> **YOUR INSTRUCTIONS**:
Set down the material below word for word, excluding the pictures.

== == ==

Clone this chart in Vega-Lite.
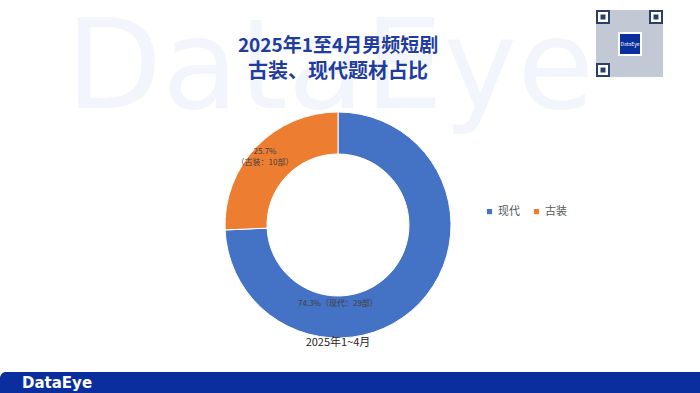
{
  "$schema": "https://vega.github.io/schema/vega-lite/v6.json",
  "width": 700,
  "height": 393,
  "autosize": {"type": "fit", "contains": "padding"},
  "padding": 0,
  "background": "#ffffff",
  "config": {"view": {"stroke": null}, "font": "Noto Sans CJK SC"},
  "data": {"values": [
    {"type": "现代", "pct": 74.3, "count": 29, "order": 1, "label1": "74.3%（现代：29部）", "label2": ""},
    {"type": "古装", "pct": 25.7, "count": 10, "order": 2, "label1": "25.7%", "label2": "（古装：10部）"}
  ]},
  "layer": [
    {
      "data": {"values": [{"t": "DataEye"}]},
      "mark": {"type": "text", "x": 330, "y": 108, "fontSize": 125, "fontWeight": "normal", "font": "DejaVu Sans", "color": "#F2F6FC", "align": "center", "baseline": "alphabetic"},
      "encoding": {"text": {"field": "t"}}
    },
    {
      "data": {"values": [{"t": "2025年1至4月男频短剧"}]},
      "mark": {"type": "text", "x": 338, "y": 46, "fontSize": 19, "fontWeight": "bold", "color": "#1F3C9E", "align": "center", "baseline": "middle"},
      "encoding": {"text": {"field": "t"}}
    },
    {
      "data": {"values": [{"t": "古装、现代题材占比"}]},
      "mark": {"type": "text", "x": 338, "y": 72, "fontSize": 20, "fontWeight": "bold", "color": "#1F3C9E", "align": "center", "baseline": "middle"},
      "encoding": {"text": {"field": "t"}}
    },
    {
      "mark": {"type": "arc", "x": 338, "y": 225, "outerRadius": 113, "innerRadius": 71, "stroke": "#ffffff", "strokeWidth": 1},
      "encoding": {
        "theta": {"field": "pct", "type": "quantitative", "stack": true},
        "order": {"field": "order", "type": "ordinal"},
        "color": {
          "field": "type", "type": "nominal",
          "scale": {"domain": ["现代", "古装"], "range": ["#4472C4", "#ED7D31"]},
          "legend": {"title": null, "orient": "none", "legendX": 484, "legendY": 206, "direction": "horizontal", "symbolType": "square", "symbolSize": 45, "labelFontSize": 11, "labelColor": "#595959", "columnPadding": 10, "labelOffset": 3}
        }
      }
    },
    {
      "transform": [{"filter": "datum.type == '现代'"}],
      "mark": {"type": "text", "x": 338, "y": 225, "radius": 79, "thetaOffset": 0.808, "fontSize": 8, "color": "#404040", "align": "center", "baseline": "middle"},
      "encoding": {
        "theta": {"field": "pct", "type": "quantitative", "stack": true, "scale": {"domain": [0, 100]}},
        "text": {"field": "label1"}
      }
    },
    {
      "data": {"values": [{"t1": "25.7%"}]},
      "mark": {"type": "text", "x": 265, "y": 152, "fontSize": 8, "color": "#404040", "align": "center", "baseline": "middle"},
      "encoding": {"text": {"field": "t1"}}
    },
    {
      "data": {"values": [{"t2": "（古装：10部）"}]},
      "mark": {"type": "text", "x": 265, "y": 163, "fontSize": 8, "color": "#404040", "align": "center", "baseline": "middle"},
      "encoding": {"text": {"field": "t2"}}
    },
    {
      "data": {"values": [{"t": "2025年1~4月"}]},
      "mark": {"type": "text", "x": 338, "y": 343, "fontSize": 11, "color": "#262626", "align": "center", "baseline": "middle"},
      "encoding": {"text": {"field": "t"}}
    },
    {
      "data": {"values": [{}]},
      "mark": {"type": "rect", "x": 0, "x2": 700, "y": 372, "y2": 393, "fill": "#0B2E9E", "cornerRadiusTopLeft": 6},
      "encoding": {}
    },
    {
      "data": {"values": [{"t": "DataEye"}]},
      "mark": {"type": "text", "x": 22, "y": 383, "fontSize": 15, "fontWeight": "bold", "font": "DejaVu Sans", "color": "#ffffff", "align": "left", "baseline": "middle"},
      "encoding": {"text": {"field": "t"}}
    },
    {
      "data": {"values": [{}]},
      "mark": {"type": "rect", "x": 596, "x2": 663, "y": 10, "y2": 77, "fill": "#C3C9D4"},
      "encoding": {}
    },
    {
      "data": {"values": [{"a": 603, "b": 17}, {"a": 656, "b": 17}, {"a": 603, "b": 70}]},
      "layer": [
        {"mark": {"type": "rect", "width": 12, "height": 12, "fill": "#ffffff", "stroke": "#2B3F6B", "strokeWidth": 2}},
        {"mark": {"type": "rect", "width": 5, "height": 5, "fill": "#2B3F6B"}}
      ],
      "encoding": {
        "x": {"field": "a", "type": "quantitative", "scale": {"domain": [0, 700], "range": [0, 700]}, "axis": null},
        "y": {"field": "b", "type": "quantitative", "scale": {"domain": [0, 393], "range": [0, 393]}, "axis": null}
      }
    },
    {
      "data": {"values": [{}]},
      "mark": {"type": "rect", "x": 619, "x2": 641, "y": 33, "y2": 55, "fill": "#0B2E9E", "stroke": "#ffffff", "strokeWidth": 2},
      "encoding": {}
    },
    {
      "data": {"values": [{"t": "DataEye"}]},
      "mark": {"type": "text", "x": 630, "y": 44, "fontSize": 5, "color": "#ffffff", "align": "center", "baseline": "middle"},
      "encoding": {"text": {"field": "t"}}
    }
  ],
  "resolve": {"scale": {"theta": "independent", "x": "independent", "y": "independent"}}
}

== == ==

> **WORKED SOLUTION**:
Clone this chart in Vega-Lite.
{
  "$schema": "https://vega.github.io/schema/vega-lite/v6.json",
  "width": 700,
  "height": 393,
  "autosize": {"type": "fit", "contains": "padding"},
  "padding": 0,
  "background": "#ffffff",
  "config": {"view": {"stroke": null}, "font": "Noto Sans CJK SC"},
  "data": {"values": [
    {"type": "现代", "pct": 74.3, "count": 29, "order": 1, "label1": "74.3%（现代：29部）", "label2": ""},
    {"type": "古装", "pct": 25.7, "count": 10, "order": 2, "label1": "25.7%", "label2": "（古装：10部）"}
  ]},
  "layer": [
    {
      "data": {"values": [{"t": "DataEye"}]},
      "mark": {"type": "text", "x": 330, "y": 108, "fontSize": 125, "fontWeight": "normal", "font": "DejaVu Sans", "color": "#F2F6FC", "align": "center", "baseline": "alphabetic"},
      "encoding": {"text": {"field": "t"}}
    },
    {
      "data": {"values": [{"t": "2025年1至4月男频短剧"}]},
      "mark": {"type": "text", "x": 338, "y": 46, "fontSize": 19, "fontWeight": "bold", "color": "#1F3C9E", "align": "center", "baseline": "middle"},
      "encoding": {"text": {"field": "t"}}
    },
    {
      "data": {"values": [{"t": "古装、现代题材占比"}]},
      "mark": {"type": "text", "x": 338, "y": 72, "fontSize": 20, "fontWeight": "bold", "color": "#1F3C9E", "align": "center", "baseline": "middle"},
      "encoding": {"text": {"field": "t"}}
    },
    {
      "mark": {"type": "arc", "x": 338, "y": 225, "outerRadius": 113, "innerRadius": 71, "stroke": "#ffffff", "strokeWidth": 1},
      "encoding": {
        "theta": {"field": "pct", "type": "quantitative", "stack": true},
        "order": {"field": "order", "type": "ordinal"},
        "color": {
          "field": "type", "type": "nominal",
          "scale": {"domain": ["现代", "古装"], "range": ["#4472C4", "#ED7D31"]},
          "legend": {"title": null, "orient": "none", "legendX": 484, "legendY": 206, "direction": "horizontal", "symbolType": "square", "symbolSize": 45, "labelFontSize": 11, "labelColor": "#595959", "columnPadding": 10, "labelOffset": 3}
        }
      }
    },
    {
      "transform": [{"filter": "datum.type == '现代'"}],
      "mark": {"type": "text", "x": 338, "y": 225, "radius": 79, "thetaOffset": 0.808, "fontSize": 8, "color": "#404040", "align": "center", "baseline": "middle"},
      "encoding": {
        "theta": {"field": "pct", "type": "quantitative", "stack": true, "scale": {"domain": [0, 100]}},
        "text": {"field": "label1"}
      }
    },
    {
      "data": {"values": [{"t1": "25.7%"}]},
      "mark": {"type": "text", "x": 265, "y": 152, "fontSize": 8, "color": "#404040", "align": "center", "baseline": "middle"},
      "encoding": {"text": {"field": "t1"}}
    },
    {
      "data": {"values": [{"t2": "（古装：10部）"}]},
      "mark": {"type": "text", "x": 265, "y": 163, "fontSize": 8, "color": "#404040", "align": "center", "baseline": "middle"},
      "encoding": {"text": {"field": "t2"}}
    },
    {
      "data": {"values": [{"t": "2025年1~4月"}]},
      "mark": {"type": "text", "x": 338, "y": 343, "fontSize": 11, "color": "#262626", "align": "center", "baseline": "middle"},
      "encoding": {"text": {"field": "t"}}
    },
    {
      "data": {"values": [{}]},
      "mark": {"type": "rect", "x": 0, "x2": 700, "y": 372, "y2": 393, "fill": "#0B2E9E", "cornerRadiusTopLeft": 6},
      "encoding": {}
    },
    {
      "data": {"values": [{"t": "DataEye"}]},
      "mark": {"type": "text", "x": 22, "y": 383, "fontSize": 15, "fontWeight": "bold", "font": "DejaVu Sans", "color": "#ffffff", "align": "left", "baseline": "middle"},
      "encoding": {"text": {"field": "t"}}
    },
    {
      "data": {"values": [{}]},
      "mark": {"type": "rect", "x": 596, "x2": 663, "y": 10, "y2": 77, "fill": "#C3C9D4"},
      "encoding": {}
    },
    {
      "data": {"values": [{"a": 603, "b": 17}, {"a": 656, "b": 17}, {"a": 603, "b": 70}]},
      "layer": [
        {"mark": {"type": "rect", "width": 12, "height": 12, "fill": "#ffffff", "stroke": "#2B3F6B", "strokeWidth": 2}},
        {"mark": {"type": "rect", "width": 5, "height": 5, "fill": "#2B3F6B"}}
      ],
      "encoding": {
        "x": {"field": "a", "type": "quantitative", "scale": {"domain": [0, 700], "range": [0, 700]}, "axis": null},
        "y": {"field": "b", "type": "quantitative", "scale": {"domain": [0, 393], "range": [0, 393]}, "axis": null}
      }
    },
    {
      "data": {"values": [{}]},
      "mark": {"type": "rect", "x": 619, "x2": 641, "y": 33, "y2": 55, "fill": "#0B2E9E", "stroke": "#ffffff", "strokeWidth": 2},
      "encoding": {}
    },
    {
      "data": {"values": [{"t": "DataEye"}]},
      "mark": {"type": "text", "x": 630, "y": 44, "fontSize": 5, "color": "#ffffff", "align": "center", "baseline": "middle"},
      "encoding": {"text": {"field": "t"}}
    }
  ],
  "resolve": {"scale": {"theta": "independent", "x": "independent", "y": "independent"}}
}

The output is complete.